Mientras los del ILV, que para realizar una parte de su labor -la de rescatar por escrito los idiomas indígenas- establecen convenios con los gobiernos, fueron objeto de severas críticas e impugnaciones por parte de los y las antropólogos nacionales; los misioneros de la IRA a territorio chiapaneco prácticamente han sido ignorados por los cuestionadores del ILV. Tal vez sea porque los de la IRA desde un principio buscaron colaborar con iglesias locales, sus cuerpos regionales y su liderazgo nacional, mientras el ILV presentaba su labor como más ligada a temas culturales y mantenía en bajo perfil sus tareas específicamente religiosas, lo que le valió acusaciones de encubrir sus verdaderos propósitos al trabajar entre los indígenas.

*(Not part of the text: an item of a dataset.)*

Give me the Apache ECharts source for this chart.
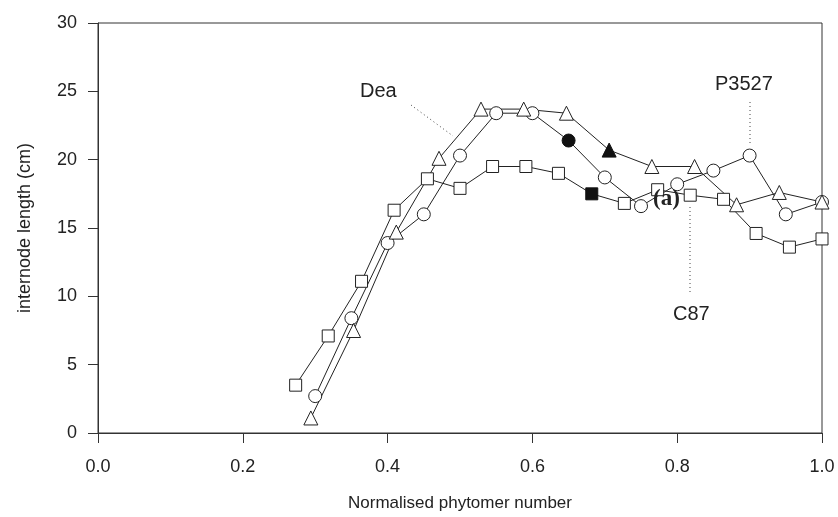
<!DOCTYPE html>
<html>
<head>
<meta charset="utf-8">
<script src="https://cdn.jsdelivr.net/npm/echarts@6/dist/echarts.min.js"></script>
<style>
html,body{margin:0;padding:0;background:#fff;}
#c{width:838px;height:517px;}
</style>
</head>
<body>
<div id="c"></div>
<script>
// C87 (squares)
const c87X = [0.273,0.318,0.364,0.409,0.455,0.500,0.545,0.591,0.636,0.682,0.727,0.773,0.818,0.864,0.909,0.955,1.000];
const c87Y = [3.5,7.1,11.1,16.3,18.6,17.9,19.5,19.5,19.0,17.5,16.8,17.8,17.4,17.1,14.6,13.6,14.2];
const c87FilledIndex = 9;
// P3527 (circles)
const p3527X = [0.30,0.35,0.40,0.45,0.50,0.55,0.60,0.65,0.70,0.75,0.80,0.85,0.90,0.95,1.00];
const p3527Y = [2.7,8.4,13.9,16.0,20.3,23.4,23.4,21.4,18.7,16.6,18.2,19.2,20.3,16.0,16.9];
const p3527FilledIndex = 7;
// Dea (triangles)
const deaX = [0.294,0.353,0.412,0.471,0.529,0.588,0.647,0.706,0.765,0.824,0.882,0.941,1.000];
const deaY = [1.1,7.5,14.7,20.1,23.7,23.7,23.4,20.7,19.5,19.5,16.7,17.6,16.9];
const deaFilledIndex = 7;

const xTicks = [0.0,0.2,0.4,0.6,0.8,1.0];
const yTicks = [0,5,10,15,20,25,30];

const FONT = "'Liberation Sans', Arial, sans-serif";

function build(xs, ys, filled) {
  return xs.map((x, i) => {
    const d = { value: [x, ys[i]] };
    if (i === filled) d.itemStyle = { color: '#111', borderColor: '#111' };
    return d;
  });
}
function mkSeries(name, xs, ys, filled, symbol, size) {
  return {
    name: name,
    type: 'line',
    data: build(xs, ys, filled),
    symbol: symbol,
    symbolSize: size,
    showAllSymbol: true,
    lineStyle: { color: '#222', width: 1 },
    itemStyle: { color: '#fff', borderColor: '#222', borderWidth: 1 },
    emphasis: { disabled: true },
    animation: false,
    z: 3
  };
}

const chart = echarts.init(document.getElementById('c'), null, { renderer: 'canvas' });
chart.setOption({
  backgroundColor: '#fff',
  animation: false,
  grid: { left: 98, right: 16, top: 23, bottom: 81, show: true, borderColor: '#333', borderWidth: 1, backgroundColor: 'transparent' },
  xAxis: {
    type: 'value', min: xTicks[0], max: xTicks[xTicks.length - 1], interval: 0.2,
    name: 'Normalised phytomer number', nameLocation: 'middle', nameGap: 62,
    nameTextStyle: { fontFamily: FONT, fontSize: 17, color: '#222' },
    axisLine: { lineStyle: { color: '#333', width: 1 } },
    axisTick: { show: true, inside: false, length: 10, lineStyle: { color: '#333' } },
    axisLabel: { fontFamily: FONT, fontSize: 18, color: '#222', margin: 25, formatter: v => v.toFixed(1) },
    splitLine: { show: false }
  },
  yAxis: {
    type: 'value', min: yTicks[0], max: yTicks[yTicks.length - 1], interval: 5,
    name: 'internode length (cm)', nameLocation: 'middle', nameGap: 64, nameRotate: 90,
    nameTextStyle: { fontFamily: FONT, fontSize: 18, color: '#222' },
    axisLine: { lineStyle: { color: '#333', width: 1 } },
    axisTick: { show: true, inside: false, length: 10, lineStyle: { color: '#333' } },
    axisLabel: { fontFamily: FONT, fontSize: 18, color: '#222', margin: 21 },
    splitLine: { show: false }
  },
  series: [
    mkSeries('C87', c87X, c87Y, c87FilledIndex, 'rect', 12),
    mkSeries('P3527', p3527X, p3527Y, p3527FilledIndex, 'circle', 13),
    mkSeries('Dea', deaX, deaY, deaFilledIndex, 'triangle', 14)
  ],
  graphic: [
    { type: 'text', left: 360, top: 81, style: { text: 'Dea', font: '20px ' + FONT, fill: '#222' } },
    { type: 'line', shape: { x1: 411, y1: 105, x2: 453, y2: 136 }, style: { stroke: '#444', lineWidth: 1, lineDash: [1, 3] } },
    { type: 'text', left: 715, top: 74, style: { text: 'P3527', font: '20px ' + FONT, fill: '#222' } },
    { type: 'line', shape: { x1: 750, y1: 102, x2: 750, y2: 143 }, style: { stroke: '#444', lineWidth: 1, lineDash: [1, 3] } },
    { type: 'text', left: 673, top: 304, style: { text: 'C87', font: '20px ' + FONT, fill: '#222' } },
    { type: 'line', shape: { x1: 690, y1: 207, x2: 690, y2: 293 }, style: { stroke: '#444', lineWidth: 1, lineDash: [1, 3] } },
    { type: 'text', left: 653, top: 188, z: 100, style: { text: '(a)', font: 'bold 23px "Liberation Serif", "Times New Roman", serif', fill: '#222' } }
  ]
});
</script>
</body>
</html>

En el verano del 2005 se realizaron varias despedidas a una pareja de misioneros de la IRA, un matrimonio procedente de Holland, Michigan, y que trabajó por casi cuarenta años principalmente con los indios de Los Altos de Chiapas. Él, además de antropólogo, es teólogo y fue coordinador, junto con su esposa, de la traducción de la Biblia al tzotzil de Chenalhó. En razón de una investigación que tengo en curso (de la cual los lectores de
Protestante Digital tendrán un adelanto en mis próximos artículos), y que se ocupa de los actores de la expansión del protestantismo evangélico en Chiapas, he tenido varias conversaciones con esa pareja misionera.
En este ejercicio
me ha quedado claro que, por lo menos en su caso (que hago extensivo a la línea iniciada por la IRA en 1926) la explicación preferida por muchos críticos, en el sentido de que los misioneros son nocivos para las poblaciones indígenas, es errónea y hasta injusta. Es errónea porque no llegaron como agentes exógenos por sus ganas y por su cuenta, sino que fueron invitados por un grupo de indígenas para trabajar con ellos. Y es injusta porque al convivir en las mismas duras condiciones de sus invitadores, se identificaron con ellos, con sus aspiraciones, y les acompañaron en su búsqueda por hacer realidad sus derechos humanos, tan vulnerados por un medio históricamente opresivo.
Los misioneros, en particular lo(a)s que gastan sus vidas en décadas de servicio a los indígenas, llegan a fundirse con los sujetos de la misión. No les imponen unas creencias, sino que intercambian con ellos y ellas mensajes, convicciones y objetivos, hasta ser vistos por los “receptores”--quienes en realidad son sujetos activos y no recipientes vacíos en los que se pueda verter lo que uno quiera-- como uno de ellos. Es el caso de René y Carla Sterk, la pareja que hace casi cuarenta años llegó del norte. Por cierto, al parecer cuarenta años son un lapso cuasi normativo para los misioneros que han trabajado entre los indígenas de Chiapas. Cuarenta años estuvieron en esas tierras los primeros misioneros de la IRA, John y Mabel Kempers. Garold y Ruth Van Engen permanecieron de 1943 a 1978, dedicándose a servir a los tzotziles de Chenalhó. Samuel y Helen Hofman coadyuvaron en la obra de los tzeltales y tojolabales evangélicos, lo hicieron entre 1959 y 2000.
Cuarenta años permaneció allí otro misionero (1960-2000), el obispo católico de la Diócesis de San Cristóbal de las Casas, Samuel Ruiz García. Vale mencionar que una de las influencias de Samuel Ruiz para desarrollar su práctica eclesiológica y pastoral, además del Concilio Vaticano II, fue su comprobación de los magníficos resultados alcanzados por los misioneros protestantes en los pueblos indios de Chiapas, particularmente de Marianna Slocum y Florence Gerdel entre los tzletales. Y poco más de la mitad de ese lapso de cuatro décadas lleva en el lugar alguien formado en las aulas de la Universidad Nacional Autónoma de México, estudió filosofía, a quien han llamado de muchas formas, pero al que también le queda el título de misionero: el
subcomandante Marcos, misionero social y político del Ejército Zapatista de Liberación Nacional, pero misionero al fin. Él llegó con ciertos objetivos, de los cuales sus
misionados se apropiaron y enriquecieron en el camino con su gran capacidad para hacer florecer un mensaje originalmente exógeno.
Chiapas, tierra fascinante para los misioneros.